Despite such efforts, according to our former visiting scholar from the Shanghai Office of Legislative Affairs, the consensus among enforcement agencies is that they need more detailed guidelines on the proper methods, procedures, and standards for conducting administrative investigations and collecting evidence so that their enforcement actions can stand up to court challenges. In addition, since the ban of “fishing operations” in 2010, agencies are facing increasing difficulties in collecting evidence against illegal taxis and other illegal operations involving more fluid situations and witnesses are unwilling to come forward. Questions remain on whether certain undercover operations should be allowed and whether there should be exceptions to the general ban on “fishing operations”. Finally, the use of government contractors who are generally less qualified and poorly trained to participate enforcement actions remains unsettled even though the majority view is leaning against such practices.

Challenges of Administrative Reconsideration. According to a 2013 legislative implementation assessment report issued by China’s National People’s Congress, of the more than 1 million administrative reconsideration cases reviewed since 2000 (averaging about 100,000 cases per year), over 10% of the agencies decisions were reversed or ordered to be corrected. However, the report points to a lack of public confidence in the fairness and neutrality of the administrative reconsideration process as a key factor contributing to the low utilization of the administrative adjudication process. According to the report, the volume of xinfang (direct citizen petitions to higher levels of government) is several times to dozens of times the volume of administrative reconsiderations cases in most localities.

Since 2010, more than 20 official pilot projects, including several in Zhejiang Province (the location of one of our roundtable discussions in December) have been carried out to centralize administrative reconsideration functions and allow outside experts to join the so-called “administrative reconsideration committees” whose function is to review cases and make recommendations to the government offices of legislative affairs for final adjudication.8 There have also been efforts to expand role of hearings in the administrative reconsideration process. In addition to improving public confidence, these reform efforts appear to be aimed at reducing the volume of xinfang cases which are seen as having a negative impact on social stability.
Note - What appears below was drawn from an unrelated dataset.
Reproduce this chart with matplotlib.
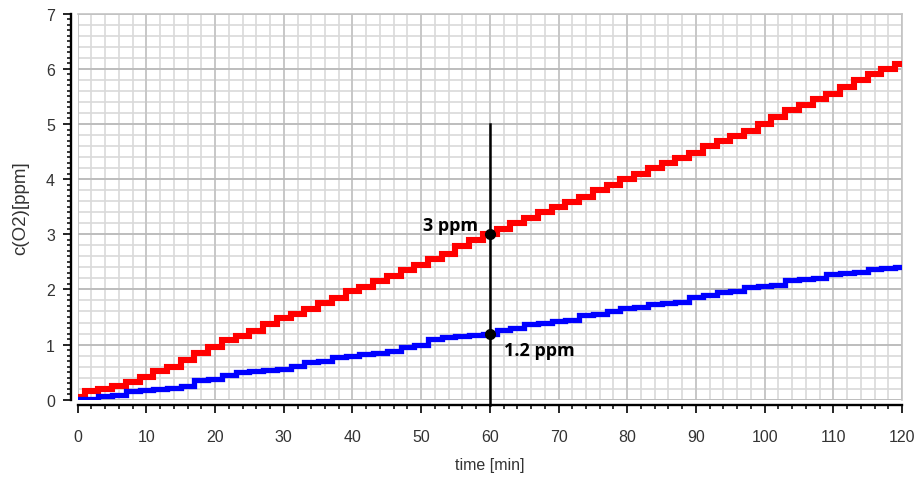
import matplotlib
matplotlib.use("Agg")
import matplotlib.pyplot as plt
import numpy as np
from matplotlib.ticker import MultipleLocator

# ---- data -------------------------------------------------------------
time_min = list(range(0, 121, 2))
red_ppm = [0.05, 0.15, 0.20, 0.25, 0.32, 0.42, 0.52, 0.60, 0.72, 0.85,
           0.95, 1.08, 1.15, 1.25, 1.38, 1.48, 1.55, 1.65, 1.75, 1.85,
           1.97, 2.05, 2.15, 2.25, 2.35, 2.45, 2.55, 2.65, 2.78, 2.90,
           3.00, 3.10, 3.20, 3.30, 3.40, 3.50, 3.58, 3.68, 3.80, 3.90,
           4.00, 4.10, 4.20, 4.30, 4.38, 4.48, 4.60, 4.70, 4.78, 4.88,
           5.00, 5.12, 5.25, 5.35, 5.45, 5.55, 5.68, 5.80, 5.90, 6.00,
           6.08]
blue_ppm = [0.01, 0.02, 0.07, 0.08, 0.15, 0.17, 0.19, 0.22, 0.25, 0.36,
            0.37, 0.45, 0.50, 0.52, 0.53, 0.55, 0.62, 0.68, 0.70, 0.78,
            0.80, 0.83, 0.85, 0.88, 0.95, 1.00, 1.10, 1.13, 1.15, 1.17,
            1.20, 1.26, 1.30, 1.38, 1.40, 1.42, 1.45, 1.53, 1.55, 1.60,
            1.66, 1.68, 1.73, 1.75, 1.78, 1.86, 1.90, 1.96, 1.98, 2.04,
            2.06, 2.08, 2.17, 2.19, 2.20, 2.28, 2.30, 2.32, 2.37, 2.38,
            2.40]
marker_time = 60
marker_values = [3.0, 1.2]
marker_labels = ["3 ppm", "1.2 ppm"]
marker_line_top = 5
x_ticks = list(range(0, 121, 10))
y_ticks = list(range(0, 8))

# ---- figure -----------------------------------------------------------
plt.rcParams['font.family'] = ['Liberation Sans', 'DejaVu Sans']
fig = plt.figure(figsize=(9.15, 4.81), dpi=100)
ax = fig.add_axes([0.0849, 0.1669, 0.9009, 0.8025])

ax.set_xlim(0, 120)
ax.set_ylim(0, 7)
ax.set_xticks(x_ticks)
ax.set_yticks(y_ticks)
ax.xaxis.set_minor_locator(MultipleLocator(2))
ax.yaxis.set_minor_locator(MultipleLocator(0.1))

# grid
for xv in np.arange(0, 121, 2):
    ax.axvline(xv, color='#d9d9d9', linewidth=1.2, zorder=0)
for yv in np.arange(0, 7.01, 0.2):
    ax.axhline(yv, color='#d9d9d9', linewidth=1.2, zorder=0)
for xv in x_ticks:
    ax.axvline(xv, color='#c4c4c4', linewidth=1.2, zorder=0)
for yv in y_ticks:
    ax.axhline(yv, color='#b8b8b8', linewidth=1.2, zorder=0)
ax.set_axisbelow(True)

# frame / spines
for s in ['top', 'right']:
    ax.spines[s].set_color('#c4c4c4')
    ax.spines[s].set_linewidth(1.2)
ax.spines['left'].set_position(('outward', 4.8))
ax.spines['bottom'].set_position(('outward', 3.8))
ax.spines['left'].set_bounds(0, 7)
ax.spines['bottom'].set_bounds(0, 120)
for s in ['left', 'bottom']:
    ax.spines[s].set_linewidth(1.7)
    ax.spines[s].set_color('black')

ax.tick_params(axis='x', which='major', direction='out', length=5.5, width=1.2,
               pad=12, labelsize=11.5, labelcolor='#333333')
ax.tick_params(axis='x', which='minor', direction='out', length=3.2, width=1.1)
ax.tick_params(axis='y', which='major', direction='out', length=5.5, width=1.2,
               pad=6, labelsize=11.5, labelcolor='#333333')
ax.tick_params(axis='y', which='minor', direction='out', length=3.0, width=1.1)

# series
ax.plot(time_min, red_ppm, color='#ff0000', linewidth=4.4,
        drawstyle='steps-mid', solid_joinstyle='miter', zorder=3)
ax.plot(time_min, blue_ppm, color='#0000ff', linewidth=3.8,
        drawstyle='steps-mid', solid_joinstyle='miter', zorder=3)

# marker line and points
ax.plot([marker_time, marker_time], [-0.1, marker_line_top], color='black',
        linewidth=1.8, clip_on=False, zorder=4)
ax.plot([marker_time] * len(marker_values), marker_values, 'o', color='black',
        markersize=7, zorder=5)
ax.text(marker_time - 1.7, marker_values[0] + 0.07, marker_labels[0],
        ha='right', va='baseline', fontsize=13, fontweight='bold',
        family=['Open Sans', 'DejaVu Sans'], zorder=6)
ax.text(marker_time + 2.0, marker_values[1] - 0.39, marker_labels[1],
        ha='left', va='baseline', fontsize=13, fontweight='bold',
        family=['Open Sans', 'DejaVu Sans'], zorder=6)

ax.set_xlabel('time [min]', fontsize=11.5, color='#333333', labelpad=9)
ax.set_ylabel('c(O2)[ppm]', fontsize=13.5, color='#333333', labelpad=12)

fig.savefig('out.png', dpi=100)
1. See Cai Dingjian and Wang Chenguang (ed.), China’s Journey Toward the Rule of Law: Legal Reform, 1978-2008 (2010, published by Koninklijke Brill NV and by Social Sciences Academy Press), p. 125.

2. Chinese police are authorized to make warrantless administrative detentions of violators for non-criminal offenses under the Public Security Administration Law of 2005.

3. See He Haibo, “How Much Progress Can a Legislation Bring: The 2014 Amendment of the Administrative Litigation law of PRC”.

4. These are some the research questions raised by Mr. Zhu Zhensheng, visiting scholar to Paul Tsai China Center from Shanghai’s Office of Legislative Affairs in fall 2016.

5. See Excerpt from Human Rights Watch, “Beat Him, Take Everything Away: Abuses by China’s Chengguan Para-Police (2012); and Stanley Lubman, “The Ticking Bomb of China’s Urban Para-Police”, Wall Street Journal, August 8, 2013.

6. No English translations are available for these regulations.

7. Currently, there is no national law that defines the scope of Chengguan’s enforcement authority or regulates Changguan’s enforcement process. Nor is there a Central government body in charge of uniform supervision of Chengguan officers’ conduct. In January 2017, China’s Central Ministry of Housing and Urban-Rural Development issued the first national “Urban Management Enforcement Rules” seen by many in China as a step in the right direction. But these rules lack the effect of law. The ministry also positions itself as a coordinator of the regulation of Chengguan’s conduct, not an enforcer of its rules.

8. The concept of an “administrative reconsideration committees” was raised in a 2010 State Council directive calling for centralizing the administrative review process.